__The task__
Pull out the lines running from the one with "Give me the TikZ source for this diagram." to the one with "(t6) at ([yshift=-22.25pt]b6.north)", inclusive, word for word. Drop any picture.

========================

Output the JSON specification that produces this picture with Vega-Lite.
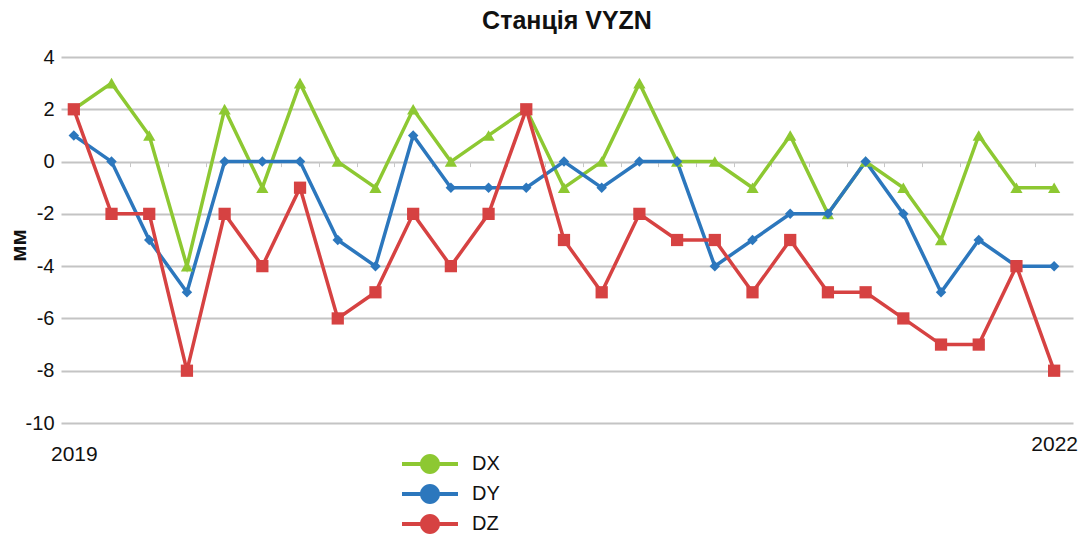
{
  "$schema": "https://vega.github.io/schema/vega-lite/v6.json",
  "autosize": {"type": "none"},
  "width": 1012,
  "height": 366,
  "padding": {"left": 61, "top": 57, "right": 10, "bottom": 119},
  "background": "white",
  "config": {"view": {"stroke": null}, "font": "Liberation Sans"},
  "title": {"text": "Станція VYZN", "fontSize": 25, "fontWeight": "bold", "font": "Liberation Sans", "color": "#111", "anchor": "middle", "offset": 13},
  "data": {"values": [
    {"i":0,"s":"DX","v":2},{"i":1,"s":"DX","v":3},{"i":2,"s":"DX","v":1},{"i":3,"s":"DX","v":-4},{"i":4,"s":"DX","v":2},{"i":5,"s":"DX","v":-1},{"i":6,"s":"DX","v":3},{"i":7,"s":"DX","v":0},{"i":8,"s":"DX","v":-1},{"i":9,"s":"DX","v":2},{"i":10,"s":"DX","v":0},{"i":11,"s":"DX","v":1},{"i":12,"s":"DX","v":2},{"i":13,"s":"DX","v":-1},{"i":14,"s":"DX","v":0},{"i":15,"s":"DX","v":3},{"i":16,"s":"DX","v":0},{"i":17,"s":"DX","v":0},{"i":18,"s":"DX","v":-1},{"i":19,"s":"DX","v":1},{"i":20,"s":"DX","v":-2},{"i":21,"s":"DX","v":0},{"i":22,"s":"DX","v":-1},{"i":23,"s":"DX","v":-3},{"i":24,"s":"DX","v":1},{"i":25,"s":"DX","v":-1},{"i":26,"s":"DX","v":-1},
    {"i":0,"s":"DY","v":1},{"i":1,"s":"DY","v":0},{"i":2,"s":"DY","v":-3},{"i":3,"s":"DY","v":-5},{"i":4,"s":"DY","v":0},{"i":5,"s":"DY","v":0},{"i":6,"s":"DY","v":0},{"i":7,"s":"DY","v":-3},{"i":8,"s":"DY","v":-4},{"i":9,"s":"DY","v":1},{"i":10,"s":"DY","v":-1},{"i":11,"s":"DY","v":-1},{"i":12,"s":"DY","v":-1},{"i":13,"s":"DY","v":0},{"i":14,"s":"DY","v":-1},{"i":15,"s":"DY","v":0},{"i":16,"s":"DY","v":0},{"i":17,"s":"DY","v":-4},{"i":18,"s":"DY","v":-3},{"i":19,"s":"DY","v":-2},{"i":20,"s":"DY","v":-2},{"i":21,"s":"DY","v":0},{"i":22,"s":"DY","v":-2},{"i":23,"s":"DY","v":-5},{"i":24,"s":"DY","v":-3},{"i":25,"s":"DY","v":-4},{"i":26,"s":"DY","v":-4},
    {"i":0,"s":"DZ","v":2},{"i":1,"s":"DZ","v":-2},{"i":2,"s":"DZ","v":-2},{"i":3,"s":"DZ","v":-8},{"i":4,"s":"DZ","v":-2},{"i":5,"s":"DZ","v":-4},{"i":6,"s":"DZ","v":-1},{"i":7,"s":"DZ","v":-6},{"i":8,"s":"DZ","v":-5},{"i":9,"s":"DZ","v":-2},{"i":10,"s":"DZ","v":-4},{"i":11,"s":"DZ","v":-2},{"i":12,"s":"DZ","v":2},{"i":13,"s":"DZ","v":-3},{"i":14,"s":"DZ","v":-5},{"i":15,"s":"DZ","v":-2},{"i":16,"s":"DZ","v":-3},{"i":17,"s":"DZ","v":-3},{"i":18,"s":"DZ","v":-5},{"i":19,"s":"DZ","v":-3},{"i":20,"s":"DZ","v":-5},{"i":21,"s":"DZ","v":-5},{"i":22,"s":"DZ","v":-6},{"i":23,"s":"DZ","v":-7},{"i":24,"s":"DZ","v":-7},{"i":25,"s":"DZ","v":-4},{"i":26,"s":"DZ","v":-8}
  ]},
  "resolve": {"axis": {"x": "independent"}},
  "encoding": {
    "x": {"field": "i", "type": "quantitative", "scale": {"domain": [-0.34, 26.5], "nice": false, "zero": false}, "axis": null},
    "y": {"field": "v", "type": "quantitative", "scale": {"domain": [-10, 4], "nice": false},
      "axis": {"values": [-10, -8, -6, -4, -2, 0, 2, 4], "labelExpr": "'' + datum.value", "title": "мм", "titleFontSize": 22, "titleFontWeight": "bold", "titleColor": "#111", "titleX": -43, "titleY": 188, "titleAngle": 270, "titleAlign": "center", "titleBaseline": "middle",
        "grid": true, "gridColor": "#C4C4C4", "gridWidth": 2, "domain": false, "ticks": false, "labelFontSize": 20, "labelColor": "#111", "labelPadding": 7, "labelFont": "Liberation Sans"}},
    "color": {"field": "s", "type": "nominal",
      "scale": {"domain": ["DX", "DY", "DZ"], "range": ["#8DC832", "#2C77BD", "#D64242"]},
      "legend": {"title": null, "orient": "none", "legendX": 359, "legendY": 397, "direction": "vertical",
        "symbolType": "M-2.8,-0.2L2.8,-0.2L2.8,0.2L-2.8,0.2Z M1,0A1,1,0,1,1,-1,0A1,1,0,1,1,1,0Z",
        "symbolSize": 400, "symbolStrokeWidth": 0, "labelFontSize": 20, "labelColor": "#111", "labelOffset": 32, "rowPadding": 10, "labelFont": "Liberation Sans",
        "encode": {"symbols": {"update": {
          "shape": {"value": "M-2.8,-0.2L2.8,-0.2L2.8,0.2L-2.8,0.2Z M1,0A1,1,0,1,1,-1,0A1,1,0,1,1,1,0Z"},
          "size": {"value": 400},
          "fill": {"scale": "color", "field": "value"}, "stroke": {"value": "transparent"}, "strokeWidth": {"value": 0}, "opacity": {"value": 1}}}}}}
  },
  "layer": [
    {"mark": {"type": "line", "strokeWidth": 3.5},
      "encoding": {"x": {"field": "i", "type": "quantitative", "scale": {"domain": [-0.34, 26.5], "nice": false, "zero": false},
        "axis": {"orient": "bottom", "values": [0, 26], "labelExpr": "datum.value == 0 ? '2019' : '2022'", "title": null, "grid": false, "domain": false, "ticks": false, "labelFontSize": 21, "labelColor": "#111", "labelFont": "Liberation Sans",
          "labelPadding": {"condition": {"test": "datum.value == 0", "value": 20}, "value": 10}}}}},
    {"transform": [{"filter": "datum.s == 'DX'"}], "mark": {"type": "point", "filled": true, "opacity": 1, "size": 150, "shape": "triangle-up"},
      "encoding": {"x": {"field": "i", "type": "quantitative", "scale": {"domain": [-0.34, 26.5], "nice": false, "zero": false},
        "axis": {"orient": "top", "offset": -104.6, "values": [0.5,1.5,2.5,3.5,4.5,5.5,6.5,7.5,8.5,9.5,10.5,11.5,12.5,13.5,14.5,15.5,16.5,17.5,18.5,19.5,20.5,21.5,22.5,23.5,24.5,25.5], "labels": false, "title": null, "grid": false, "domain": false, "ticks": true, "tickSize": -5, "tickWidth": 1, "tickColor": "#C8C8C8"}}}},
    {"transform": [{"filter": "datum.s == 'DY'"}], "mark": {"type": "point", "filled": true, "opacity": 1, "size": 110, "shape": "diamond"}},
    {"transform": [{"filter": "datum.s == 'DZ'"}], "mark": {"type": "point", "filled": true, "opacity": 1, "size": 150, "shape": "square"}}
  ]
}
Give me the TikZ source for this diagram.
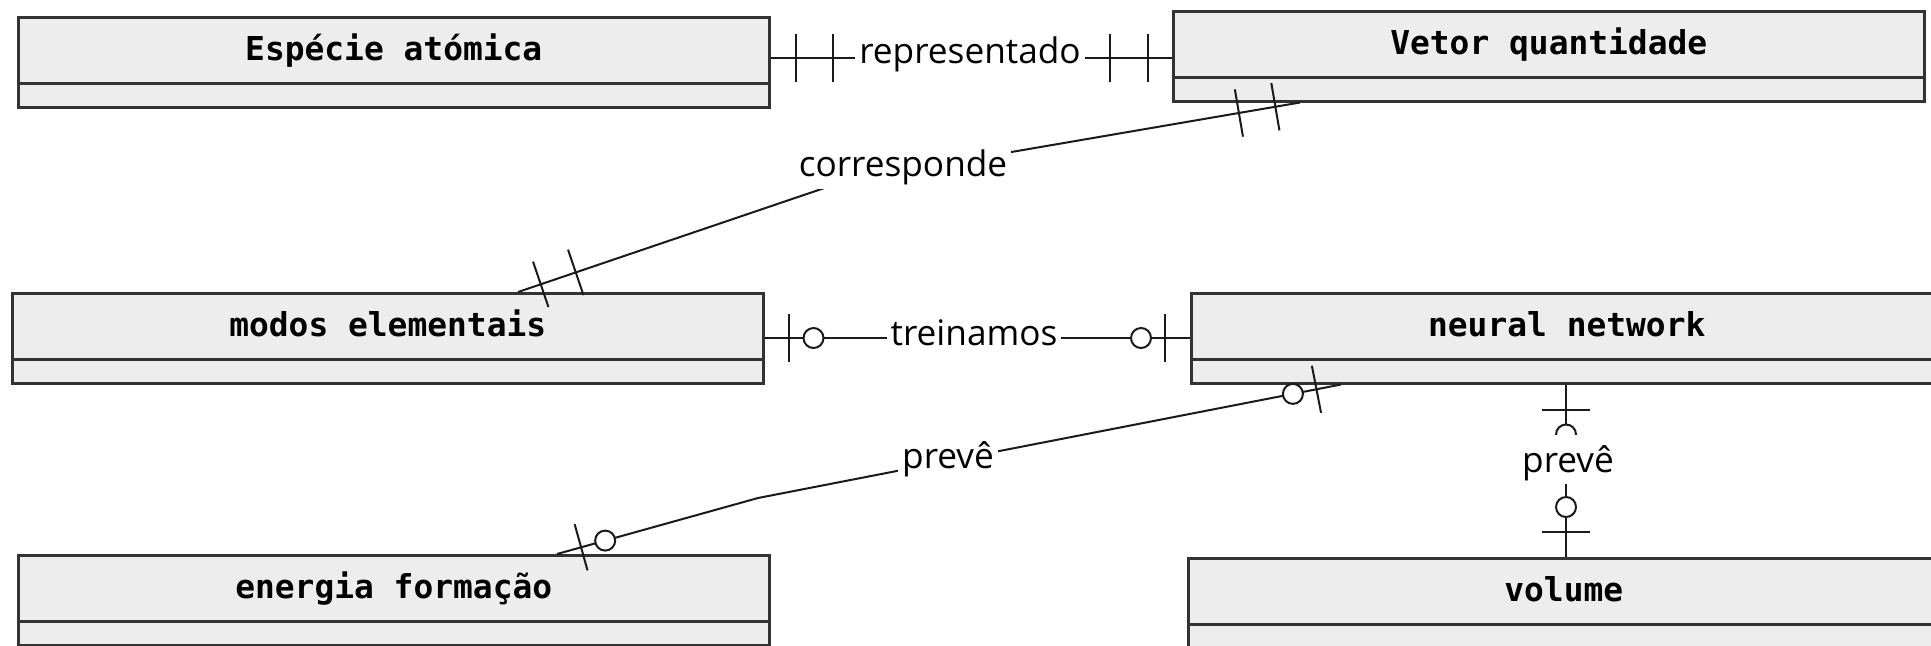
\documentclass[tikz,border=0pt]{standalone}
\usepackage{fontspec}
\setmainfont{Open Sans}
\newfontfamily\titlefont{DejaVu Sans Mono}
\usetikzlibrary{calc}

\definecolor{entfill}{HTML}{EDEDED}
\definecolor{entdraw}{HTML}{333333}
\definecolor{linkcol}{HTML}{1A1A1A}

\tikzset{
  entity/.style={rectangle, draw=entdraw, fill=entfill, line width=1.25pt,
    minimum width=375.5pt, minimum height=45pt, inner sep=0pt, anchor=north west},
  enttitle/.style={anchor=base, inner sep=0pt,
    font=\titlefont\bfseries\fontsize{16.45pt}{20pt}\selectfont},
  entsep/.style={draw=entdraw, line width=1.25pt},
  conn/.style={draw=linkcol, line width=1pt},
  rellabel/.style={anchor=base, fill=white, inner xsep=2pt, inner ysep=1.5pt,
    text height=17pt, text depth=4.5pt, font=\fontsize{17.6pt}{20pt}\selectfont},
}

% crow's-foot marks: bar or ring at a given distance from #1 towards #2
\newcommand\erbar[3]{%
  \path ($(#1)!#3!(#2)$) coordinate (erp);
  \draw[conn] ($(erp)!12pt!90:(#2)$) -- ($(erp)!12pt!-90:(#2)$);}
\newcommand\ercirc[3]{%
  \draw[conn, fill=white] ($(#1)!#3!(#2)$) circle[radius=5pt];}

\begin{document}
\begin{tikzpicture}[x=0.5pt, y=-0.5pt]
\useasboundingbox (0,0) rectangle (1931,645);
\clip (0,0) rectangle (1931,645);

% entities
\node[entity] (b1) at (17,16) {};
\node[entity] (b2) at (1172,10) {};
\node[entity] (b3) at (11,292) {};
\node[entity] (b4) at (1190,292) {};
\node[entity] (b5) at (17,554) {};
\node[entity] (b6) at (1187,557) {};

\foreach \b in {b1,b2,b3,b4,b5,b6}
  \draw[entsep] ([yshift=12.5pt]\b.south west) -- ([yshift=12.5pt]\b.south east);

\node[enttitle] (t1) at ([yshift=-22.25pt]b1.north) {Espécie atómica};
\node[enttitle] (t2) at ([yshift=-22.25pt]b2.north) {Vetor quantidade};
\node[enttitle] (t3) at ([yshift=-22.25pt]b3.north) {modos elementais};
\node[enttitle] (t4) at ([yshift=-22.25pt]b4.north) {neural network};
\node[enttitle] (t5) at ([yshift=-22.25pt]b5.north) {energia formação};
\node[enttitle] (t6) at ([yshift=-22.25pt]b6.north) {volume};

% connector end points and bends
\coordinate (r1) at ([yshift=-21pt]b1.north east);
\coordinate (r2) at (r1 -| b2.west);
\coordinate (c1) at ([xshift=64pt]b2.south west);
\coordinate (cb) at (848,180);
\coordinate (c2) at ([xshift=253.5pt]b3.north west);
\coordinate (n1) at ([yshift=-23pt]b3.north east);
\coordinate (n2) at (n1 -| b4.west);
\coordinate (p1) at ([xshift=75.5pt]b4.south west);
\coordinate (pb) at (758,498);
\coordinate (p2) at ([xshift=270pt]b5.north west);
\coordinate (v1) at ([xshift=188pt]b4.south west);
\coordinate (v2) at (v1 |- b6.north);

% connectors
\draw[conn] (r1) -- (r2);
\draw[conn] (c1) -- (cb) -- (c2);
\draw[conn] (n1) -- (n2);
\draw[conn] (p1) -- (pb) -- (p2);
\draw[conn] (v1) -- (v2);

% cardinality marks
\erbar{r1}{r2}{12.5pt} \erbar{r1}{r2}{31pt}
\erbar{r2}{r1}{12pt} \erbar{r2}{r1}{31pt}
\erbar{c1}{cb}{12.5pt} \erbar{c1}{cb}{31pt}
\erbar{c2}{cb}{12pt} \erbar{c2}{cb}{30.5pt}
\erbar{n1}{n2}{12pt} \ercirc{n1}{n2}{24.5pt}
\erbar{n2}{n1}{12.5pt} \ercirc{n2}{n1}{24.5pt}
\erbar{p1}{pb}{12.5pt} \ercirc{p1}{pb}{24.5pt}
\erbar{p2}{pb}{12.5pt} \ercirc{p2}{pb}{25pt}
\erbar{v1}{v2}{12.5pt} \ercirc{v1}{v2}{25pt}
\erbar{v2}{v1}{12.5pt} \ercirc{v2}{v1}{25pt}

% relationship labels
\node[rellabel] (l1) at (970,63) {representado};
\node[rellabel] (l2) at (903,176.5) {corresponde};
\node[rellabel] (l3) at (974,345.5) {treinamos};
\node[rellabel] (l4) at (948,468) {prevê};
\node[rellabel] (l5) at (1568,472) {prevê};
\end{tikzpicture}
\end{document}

========================

__The answer__
Give me the TikZ source for this diagram.
\documentclass[tikz,border=0pt]{standalone}
\usepackage{fontspec}
\setmainfont{Open Sans}
\newfontfamily\titlefont{DejaVu Sans Mono}
\usetikzlibrary{calc}

\definecolor{entfill}{HTML}{EDEDED}
\definecolor{entdraw}{HTML}{333333}
\definecolor{linkcol}{HTML}{1A1A1A}

\tikzset{
  entity/.style={rectangle, draw=entdraw, fill=entfill, line width=1.25pt,
    minimum width=375.5pt, minimum height=45pt, inner sep=0pt, anchor=north west},
  enttitle/.style={anchor=base, inner sep=0pt,
    font=\titlefont\bfseries\fontsize{16.45pt}{20pt}\selectfont},
  entsep/.style={draw=entdraw, line width=1.25pt},
  conn/.style={draw=linkcol, line width=1pt},
  rellabel/.style={anchor=base, fill=white, inner xsep=2pt, inner ysep=1.5pt,
    text height=17pt, text depth=4.5pt, font=\fontsize{17.6pt}{20pt}\selectfont},
}

% crow's-foot marks: bar or ring at a given distance from #1 towards #2
\newcommand\erbar[3]{%
  \path ($(#1)!#3!(#2)$) coordinate (erp);
  \draw[conn] ($(erp)!12pt!90:(#2)$) -- ($(erp)!12pt!-90:(#2)$);}
\newcommand\ercirc[3]{%
  \draw[conn, fill=white] ($(#1)!#3!(#2)$) circle[radius=5pt];}

\begin{document}
\begin{tikzpicture}[x=0.5pt, y=-0.5pt]
\useasboundingbox (0,0) rectangle (1931,645);
\clip (0,0) rectangle (1931,645);

% entities
\node[entity] (b1) at (17,16) {};
\node[entity] (b2) at (1172,10) {};
\node[entity] (b3) at (11,292) {};
\node[entity] (b4) at (1190,292) {};
\node[entity] (b5) at (17,554) {};
\node[entity] (b6) at (1187,557) {};

\foreach \b in {b1,b2,b3,b4,b5,b6}
  \draw[entsep] ([yshift=12.5pt]\b.south west) -- ([yshift=12.5pt]\b.south east);

\node[enttitle] (t1) at ([yshift=-22.25pt]b1.north) {Espécie atómica};
\node[enttitle] (t2) at ([yshift=-22.25pt]b2.north) {Vetor quantidade};
\node[enttitle] (t3) at ([yshift=-22.25pt]b3.north) {modos elementais};
\node[enttitle] (t4) at ([yshift=-22.25pt]b4.north) {neural network};
\node[enttitle] (t5) at ([yshift=-22.25pt]b5.north) {energia formação};
\node[enttitle] (t6) at ([yshift=-22.25pt]b6.north) {volume};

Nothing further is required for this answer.